Science:Math Exam Resources/Courses/MATH100/December 2010/Question 01 (l)/Solution 1

We first take the derivative to see that

${\displaystyle {\displaystyle f^{\prime }(x)=e^x(\sin x-\cos x)+e^x(\cos x+\sin x)=2e^x\sin x}}$

Setting this to zero, we see that the function is zero whenever ${\displaystyle {\displaystyle \sin x=0}}$ (the exponential function is always bigger than 0) and on our interval ${\displaystyle [\frac{\pi }{2},2\pi ]}$, this occurs at ${\displaystyle {\displaystyle \pi }}$ and at ${\displaystyle {\displaystyle 2\pi }}$.

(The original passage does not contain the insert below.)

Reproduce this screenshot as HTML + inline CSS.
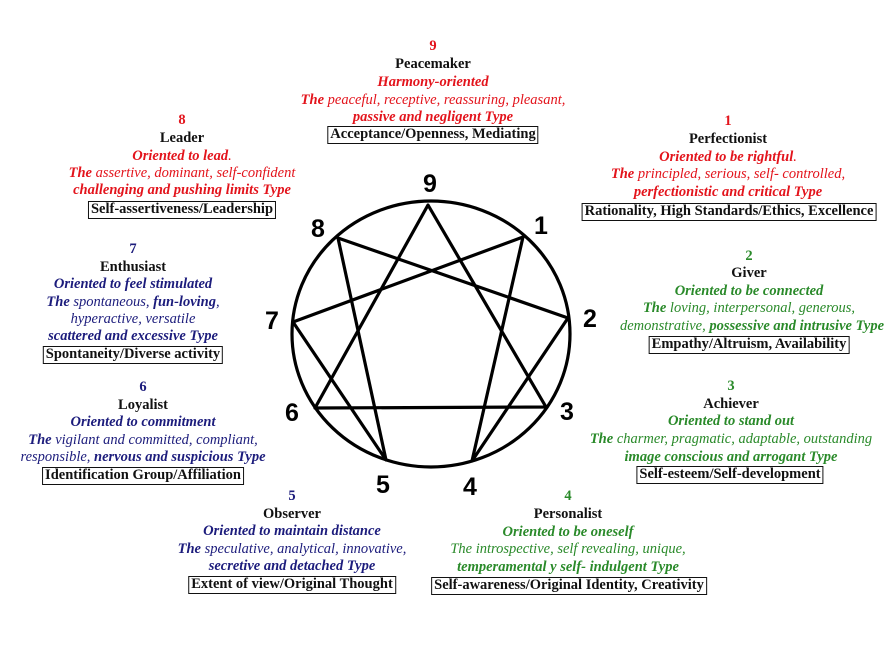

Checking the endpoints and values at the critical points, we have

${\displaystyle {\displaystyle f(\frac{\pi }{2})=e^{\frac{\pi }{2}}(\sin (\frac{\pi }{2})-\cos (\frac{\pi }{2}))=e^{\frac{\pi }{2}}}}$

${\displaystyle {\displaystyle f(\pi )=e^{\pi }(\sin (\pi )-\cos (\pi ))=e^{\pi }}}$

${\displaystyle {\displaystyle f(2\pi )=e^{2\pi }(\sin (2\pi )-\cos (2\pi ))=-e^{2\pi }}}$

Hence, our function obtains its absolute maximum at ${\displaystyle {\displaystyle \pi }}$ and the value is ${\displaystyle {\displaystyle e^{\pi }}}$.